January 19, 2009

                                    
US grain market seen as gloomy this year
                          


The US grain market could be gloomy this year as the global recession weighs down heavily on the agricultural industry, said industry experts.

 

CBOT grain prices had dropped sharply from its record high in mid 2008, but the prices had to fall as most buyers were unable to make money converting corn or soy to meat or other products, said Jon Cavanaugh, marketing director for Connecticut-based Central States Enterprises.

 

The high feed costs had severely hurt meat producers, including Pilgrim's Pride and Tyson Foods. Pilgrim's Pride filed for bankruptcy in December, while Tyson's president and chief executive officer resigned after earnings for fiscal 2008 plunged 68 percent.

 

A global recession has worsened the situation for livestock farmers, as consumers ditch middle- and higher-end meat cuts for low value cuts such as hamburger or turn to foods such as peanut butter and macaroni and cheese, said David Kohli, a commodity analyst for the Fort Wayne branch of Allendale.

 

People are losing their jobs and that has hurt demand, said Cavanaugh.

 

While Asia imports a great amount of US corn, meat is still considered a luxury to much of the population in many of the export markets, so feed demand fell quickly when economies weakened, said Cavanaugh.

 

Grain exports were also pulled down by the strengthening dollar while other currencies declined last year.

 

Kohli said interest-rate reductions by the Federal Reserve have not weakened the dollar as expected partly because companies worldwide are selling assets to pay down debts.
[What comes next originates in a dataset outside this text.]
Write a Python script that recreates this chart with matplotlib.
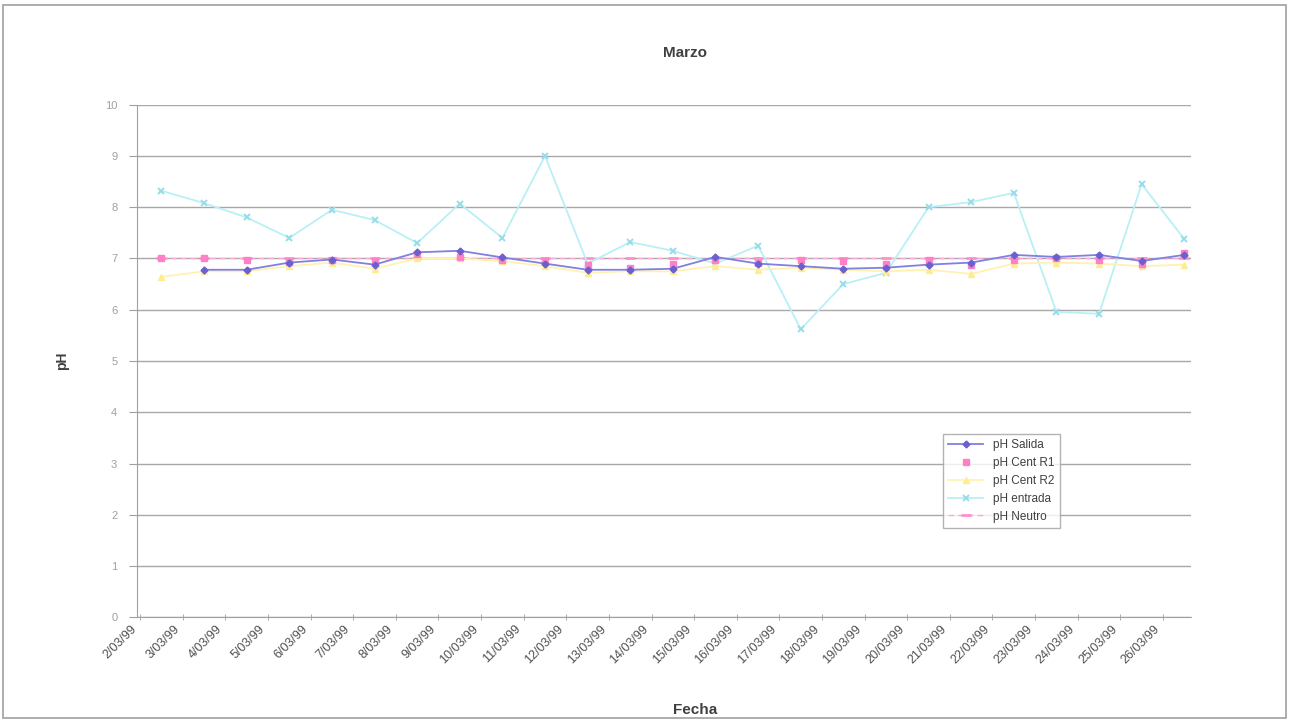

This de-leveraging requires dollars because 80 percent of international transactions take place in US dollars.

 

The economy has a large influence on grain prices and farmers should keep an eye on global and national economic forecasts, said Kohli.

 

With winter wheat planting down 4 million acres due to lower wheat prices, there will be plenty of US acres to meet projected corn and soy demand, said Cavanaugh.

 

Current corn prices are relatively low considering its production costs, said Cavanaugh.

 

He said between mid-January and the end of March, corn will trade between US$3.50 and US$4.75, while soy will trade between US$8 to US$9.50.

 

Kohli said if soy goes below US$8 per bushel, the price could fall to US$6, and corn prices could fall to as low as US$2.75.